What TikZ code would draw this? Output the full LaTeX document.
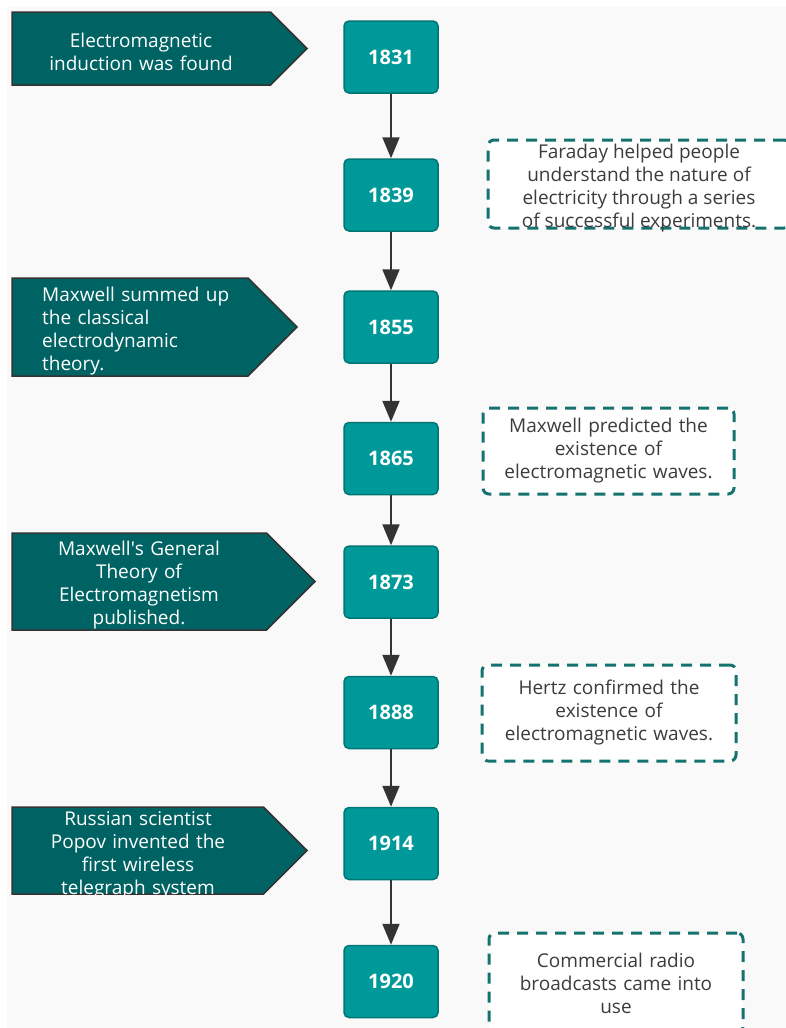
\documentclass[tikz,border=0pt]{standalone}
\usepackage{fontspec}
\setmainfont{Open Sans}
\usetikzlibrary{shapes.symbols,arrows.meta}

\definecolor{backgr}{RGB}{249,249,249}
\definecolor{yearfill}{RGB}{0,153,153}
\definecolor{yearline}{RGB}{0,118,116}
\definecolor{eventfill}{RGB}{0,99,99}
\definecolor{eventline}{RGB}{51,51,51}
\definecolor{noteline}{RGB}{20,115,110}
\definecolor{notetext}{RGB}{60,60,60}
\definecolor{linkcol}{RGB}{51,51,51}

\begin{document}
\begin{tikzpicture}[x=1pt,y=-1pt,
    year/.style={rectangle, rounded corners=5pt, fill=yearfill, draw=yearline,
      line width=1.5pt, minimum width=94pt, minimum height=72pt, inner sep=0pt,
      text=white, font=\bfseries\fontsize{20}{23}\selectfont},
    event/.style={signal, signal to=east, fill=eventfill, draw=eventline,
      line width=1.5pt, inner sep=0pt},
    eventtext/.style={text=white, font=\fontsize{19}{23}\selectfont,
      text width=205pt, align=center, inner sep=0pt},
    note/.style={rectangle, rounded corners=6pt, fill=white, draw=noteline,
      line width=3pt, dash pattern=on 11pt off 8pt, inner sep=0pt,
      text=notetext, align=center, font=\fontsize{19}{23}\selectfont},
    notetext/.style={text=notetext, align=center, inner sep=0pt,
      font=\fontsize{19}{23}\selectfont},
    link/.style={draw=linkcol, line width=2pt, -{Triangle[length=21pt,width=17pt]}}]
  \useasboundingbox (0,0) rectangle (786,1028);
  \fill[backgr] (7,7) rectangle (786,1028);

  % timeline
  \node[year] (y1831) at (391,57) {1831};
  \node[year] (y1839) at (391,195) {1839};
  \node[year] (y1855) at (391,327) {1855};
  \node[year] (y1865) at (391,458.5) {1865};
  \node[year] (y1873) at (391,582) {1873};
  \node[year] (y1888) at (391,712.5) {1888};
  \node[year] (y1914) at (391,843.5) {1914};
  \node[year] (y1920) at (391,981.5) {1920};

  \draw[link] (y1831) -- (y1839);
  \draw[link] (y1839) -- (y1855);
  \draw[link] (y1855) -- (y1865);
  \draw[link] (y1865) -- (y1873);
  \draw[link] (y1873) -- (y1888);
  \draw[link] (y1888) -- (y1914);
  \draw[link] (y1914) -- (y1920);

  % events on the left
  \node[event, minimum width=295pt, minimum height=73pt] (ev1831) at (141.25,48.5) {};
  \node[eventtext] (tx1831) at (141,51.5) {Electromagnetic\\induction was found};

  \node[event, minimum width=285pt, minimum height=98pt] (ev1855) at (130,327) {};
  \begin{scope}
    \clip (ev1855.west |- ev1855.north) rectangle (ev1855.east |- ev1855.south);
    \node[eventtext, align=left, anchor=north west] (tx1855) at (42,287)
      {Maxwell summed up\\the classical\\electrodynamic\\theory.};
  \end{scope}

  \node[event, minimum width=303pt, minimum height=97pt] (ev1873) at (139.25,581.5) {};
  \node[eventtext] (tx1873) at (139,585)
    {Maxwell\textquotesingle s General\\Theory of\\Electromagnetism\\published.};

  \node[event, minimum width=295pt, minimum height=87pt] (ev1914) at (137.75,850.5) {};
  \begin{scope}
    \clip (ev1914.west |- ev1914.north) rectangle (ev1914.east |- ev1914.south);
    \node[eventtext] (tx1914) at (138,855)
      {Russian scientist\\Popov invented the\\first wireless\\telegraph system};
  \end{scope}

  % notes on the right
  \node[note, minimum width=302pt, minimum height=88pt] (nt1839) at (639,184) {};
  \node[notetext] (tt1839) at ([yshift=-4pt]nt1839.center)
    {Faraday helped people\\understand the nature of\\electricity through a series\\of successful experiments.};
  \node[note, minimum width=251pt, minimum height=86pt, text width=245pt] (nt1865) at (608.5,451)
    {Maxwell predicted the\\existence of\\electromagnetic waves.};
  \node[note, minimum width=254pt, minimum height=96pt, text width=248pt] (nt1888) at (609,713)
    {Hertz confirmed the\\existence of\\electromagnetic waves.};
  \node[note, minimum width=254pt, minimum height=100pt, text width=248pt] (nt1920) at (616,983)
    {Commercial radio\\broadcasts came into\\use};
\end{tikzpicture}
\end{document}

- _Objective_
The word "draw" may appear on some lines. Report how many lines hold it, giving the number alone.

- _Result for this exercise_
12